Are You Living for Others — Or for Yourself?
We spend a lot of our lives trying to meet other people’s expectations — not always because we want to, but because we feel we should. It might be social pressure, cultural traditions, or the image we’ve built around being “responsible” or “reliable.”
But over time, this pressure builds. And in the process, we often begin to ignore our own needs.
Maybe everyone around you is going home, so you feel like you should too. But when you get there, you don’t feel comfort or joy — you feel stress, tension, maybe even resentment.
Your family starts asking the same familiar questions:
“Why aren’t you in a stable relationship?”
“Why don’t you work for a big company?”
“When are you going to have kids?”
It’s not that you don’t love them.
It’s that this trip isn’t really about you.
It’s about fulfilling an expectation you’ve been following since childhood — one that no longer reflects who you are, or what you need.
Or maybe at work, you’ve always been the dependable one. You respond to every Slack message within minutes. You solve problems for everyone. You even eat lunch with one eye on your notifications on your phone.
At first, it felt good — you enjoy helping, you’re proud of being on top of things. But one day, something changes. You don’t want to say yes to that extra task. You want space to think. To rest. But no one knows that your boundaries have shifted — so they keep treating you the same way.
And because you don’t want to disappoint anyone, you keep pushing through.
We’re more like steel than glass. Glass shatters the moment pressure is too much. But steel behaves differently — it holds up under stress, it bends. At first, this bending is temporary, and the steel can return to its original shape. But if the pressure continues or becomes too intense, it reaches what engineers call the yield point — the moment when the steel begins to deform permanently. From the outside, everything might still look okay. But internally, it has passed a threshold, and the change is no longer reversible.
Emotionally, many of us are bending every day without even realizing it. We’ve been so conditioned to perform, to please, to show up for others, which leads to us often ignoring our internal needs.
Why It’s Hard to Speak Up
It’s hard to ask for change. It’s hard to say, “I have other priorities I need to treat in my life before I can meet your need.” Especially if you’ve been silently sacrificing for a long time. People might be shocked, even upset. But that’s only because they never knew , and because you have never told them in the past.
We’ve all heard the instructions on airplanes: “Put on your own oxygen mask before helping others.”
It’s simple advice — but hard to follow in real life.
Most of us do the opposite. We focus on making sure everyone else is okay. We keep giving, keep showing up, keep responding — even when we’re running on empty. And because we’re so focused on helping others breathe, we don’t realize we’re gasping for air.
Until one day, it hits you: you’ve been suffocating in silence.
The truth is, supporting others doesn’t have to mean sacrificing yourself. But it does require checking in with yourself, early and often.

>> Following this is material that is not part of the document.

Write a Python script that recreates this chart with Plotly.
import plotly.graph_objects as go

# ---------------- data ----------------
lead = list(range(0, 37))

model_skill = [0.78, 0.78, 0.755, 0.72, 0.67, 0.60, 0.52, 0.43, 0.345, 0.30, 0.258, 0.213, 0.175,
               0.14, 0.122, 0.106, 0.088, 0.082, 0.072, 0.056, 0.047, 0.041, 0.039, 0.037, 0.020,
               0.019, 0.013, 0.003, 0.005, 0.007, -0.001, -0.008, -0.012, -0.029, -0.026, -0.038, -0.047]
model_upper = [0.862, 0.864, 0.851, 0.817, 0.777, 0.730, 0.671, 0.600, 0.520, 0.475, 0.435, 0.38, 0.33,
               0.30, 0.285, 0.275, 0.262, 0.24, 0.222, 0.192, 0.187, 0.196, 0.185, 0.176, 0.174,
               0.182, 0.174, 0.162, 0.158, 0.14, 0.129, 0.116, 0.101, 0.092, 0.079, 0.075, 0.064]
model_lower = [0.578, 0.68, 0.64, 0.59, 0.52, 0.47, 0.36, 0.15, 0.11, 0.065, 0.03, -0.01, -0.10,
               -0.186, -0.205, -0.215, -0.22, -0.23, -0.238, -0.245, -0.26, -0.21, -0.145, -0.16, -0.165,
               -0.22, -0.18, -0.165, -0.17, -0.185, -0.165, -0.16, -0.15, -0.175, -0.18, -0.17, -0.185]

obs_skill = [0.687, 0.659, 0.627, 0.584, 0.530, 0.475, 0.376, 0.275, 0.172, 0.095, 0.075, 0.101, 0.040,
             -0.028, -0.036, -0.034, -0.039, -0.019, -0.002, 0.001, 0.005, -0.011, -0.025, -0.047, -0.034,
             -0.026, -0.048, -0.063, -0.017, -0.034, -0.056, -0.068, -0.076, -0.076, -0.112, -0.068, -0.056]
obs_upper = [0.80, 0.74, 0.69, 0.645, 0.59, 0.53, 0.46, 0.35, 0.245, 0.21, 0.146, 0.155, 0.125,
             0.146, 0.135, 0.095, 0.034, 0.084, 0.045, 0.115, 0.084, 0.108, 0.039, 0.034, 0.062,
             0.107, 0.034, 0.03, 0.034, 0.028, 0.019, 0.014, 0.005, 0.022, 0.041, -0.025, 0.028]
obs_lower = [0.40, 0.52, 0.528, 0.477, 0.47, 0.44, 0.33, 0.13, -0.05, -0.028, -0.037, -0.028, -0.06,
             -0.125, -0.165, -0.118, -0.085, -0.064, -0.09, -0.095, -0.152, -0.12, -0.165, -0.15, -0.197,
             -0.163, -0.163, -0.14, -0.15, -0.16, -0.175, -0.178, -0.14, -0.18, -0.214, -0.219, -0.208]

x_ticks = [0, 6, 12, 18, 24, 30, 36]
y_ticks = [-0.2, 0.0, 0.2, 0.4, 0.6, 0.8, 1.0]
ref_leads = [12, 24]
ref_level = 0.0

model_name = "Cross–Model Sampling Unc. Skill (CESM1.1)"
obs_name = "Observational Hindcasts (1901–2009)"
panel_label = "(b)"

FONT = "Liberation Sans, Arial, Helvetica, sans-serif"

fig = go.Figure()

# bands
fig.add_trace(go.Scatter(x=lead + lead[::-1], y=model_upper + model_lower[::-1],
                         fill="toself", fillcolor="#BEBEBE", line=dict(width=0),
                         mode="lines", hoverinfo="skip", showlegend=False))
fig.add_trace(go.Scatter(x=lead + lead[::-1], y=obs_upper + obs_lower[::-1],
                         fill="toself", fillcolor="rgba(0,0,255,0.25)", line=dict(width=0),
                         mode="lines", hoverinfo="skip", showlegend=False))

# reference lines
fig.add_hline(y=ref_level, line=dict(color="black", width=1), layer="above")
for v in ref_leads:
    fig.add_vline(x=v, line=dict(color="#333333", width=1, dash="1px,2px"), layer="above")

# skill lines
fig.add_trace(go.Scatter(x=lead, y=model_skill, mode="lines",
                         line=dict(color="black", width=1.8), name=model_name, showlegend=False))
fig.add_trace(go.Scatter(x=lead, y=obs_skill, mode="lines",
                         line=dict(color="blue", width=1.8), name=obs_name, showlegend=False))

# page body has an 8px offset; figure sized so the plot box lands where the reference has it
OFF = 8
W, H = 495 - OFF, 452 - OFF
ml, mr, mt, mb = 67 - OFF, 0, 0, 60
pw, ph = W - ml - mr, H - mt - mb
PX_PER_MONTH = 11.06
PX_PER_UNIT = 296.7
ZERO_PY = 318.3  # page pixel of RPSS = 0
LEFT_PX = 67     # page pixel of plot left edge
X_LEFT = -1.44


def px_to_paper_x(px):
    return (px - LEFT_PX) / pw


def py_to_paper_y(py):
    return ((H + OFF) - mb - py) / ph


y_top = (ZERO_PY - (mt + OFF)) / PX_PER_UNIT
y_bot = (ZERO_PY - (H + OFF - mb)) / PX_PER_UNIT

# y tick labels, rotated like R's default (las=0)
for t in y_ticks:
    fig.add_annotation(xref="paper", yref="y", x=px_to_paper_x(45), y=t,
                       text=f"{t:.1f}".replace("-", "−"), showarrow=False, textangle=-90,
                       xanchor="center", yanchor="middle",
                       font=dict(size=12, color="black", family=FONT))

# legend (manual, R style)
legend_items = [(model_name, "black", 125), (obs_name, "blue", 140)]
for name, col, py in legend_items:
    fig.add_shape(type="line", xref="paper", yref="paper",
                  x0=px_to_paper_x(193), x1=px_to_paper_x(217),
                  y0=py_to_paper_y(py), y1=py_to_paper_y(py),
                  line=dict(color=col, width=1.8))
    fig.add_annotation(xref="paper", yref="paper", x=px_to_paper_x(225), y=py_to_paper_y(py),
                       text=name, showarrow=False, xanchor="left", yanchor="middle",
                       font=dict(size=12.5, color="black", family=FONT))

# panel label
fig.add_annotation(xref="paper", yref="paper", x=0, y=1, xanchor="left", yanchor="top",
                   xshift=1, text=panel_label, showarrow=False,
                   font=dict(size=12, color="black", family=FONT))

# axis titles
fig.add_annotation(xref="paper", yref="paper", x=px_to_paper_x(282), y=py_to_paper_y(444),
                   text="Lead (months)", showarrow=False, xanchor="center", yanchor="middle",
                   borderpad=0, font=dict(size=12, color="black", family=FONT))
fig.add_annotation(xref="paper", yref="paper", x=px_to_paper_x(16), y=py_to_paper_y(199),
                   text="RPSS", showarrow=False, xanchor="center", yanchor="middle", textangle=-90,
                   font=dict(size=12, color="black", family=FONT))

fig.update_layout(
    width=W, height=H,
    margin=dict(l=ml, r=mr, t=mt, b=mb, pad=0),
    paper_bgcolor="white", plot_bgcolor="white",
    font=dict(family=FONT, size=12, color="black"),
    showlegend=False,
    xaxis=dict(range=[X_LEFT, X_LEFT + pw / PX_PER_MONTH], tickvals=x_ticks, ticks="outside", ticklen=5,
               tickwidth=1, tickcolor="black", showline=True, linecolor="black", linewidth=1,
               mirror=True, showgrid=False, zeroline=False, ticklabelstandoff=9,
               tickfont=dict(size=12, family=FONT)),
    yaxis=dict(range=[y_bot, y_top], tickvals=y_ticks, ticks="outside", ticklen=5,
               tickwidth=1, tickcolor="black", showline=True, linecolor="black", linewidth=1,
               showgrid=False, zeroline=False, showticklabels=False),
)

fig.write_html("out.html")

Meeting Your Own Expectations
Here’s the hardest part: when you decide to change, others may not understand — because they’ve gotten used to the version of you who always says yes.
So these conversations might feel uncomfortable. People may be surprised. They might push back and get upset.
But that doesn’t mean you’re wrong for speaking up. It just means the conversation is long overdue.
You may have spent years trying to live up to what it means to be a “good daughter,” a “good friend,” a “good employee.”
But pause for a moment: Have you ever truly defined what “good” means to you?
Often, we inherit those definitions without realizing it. And sometimes, the standards we hold ourselves to are far stricter than what anyone else actually expects.
Because as humans, we tend to overlook what’s already present and focus on what’s missing — a tendency rooted in what psychologists call the negativity bias (also known as the negativity effect). This cognitive bias means that negative events — like unpleasant thoughts, emotions, or interactions — often have a stronger impact on our psychological state than equally intense positive or neutral experiences.
Our brains are wired to scan for problems and gaps, often prioritizing what’s lacking over what’s already working — even when everything looks fine on the surface. Even when we meet incredibly high standards, others may not notice — not because we’ve failed, but because the human mind naturally gravitates toward what’s not there rather than what is.
So in the end, it’s not about pleasing everyone else.
It’s about: staying true to yourself, even when the world expects something else.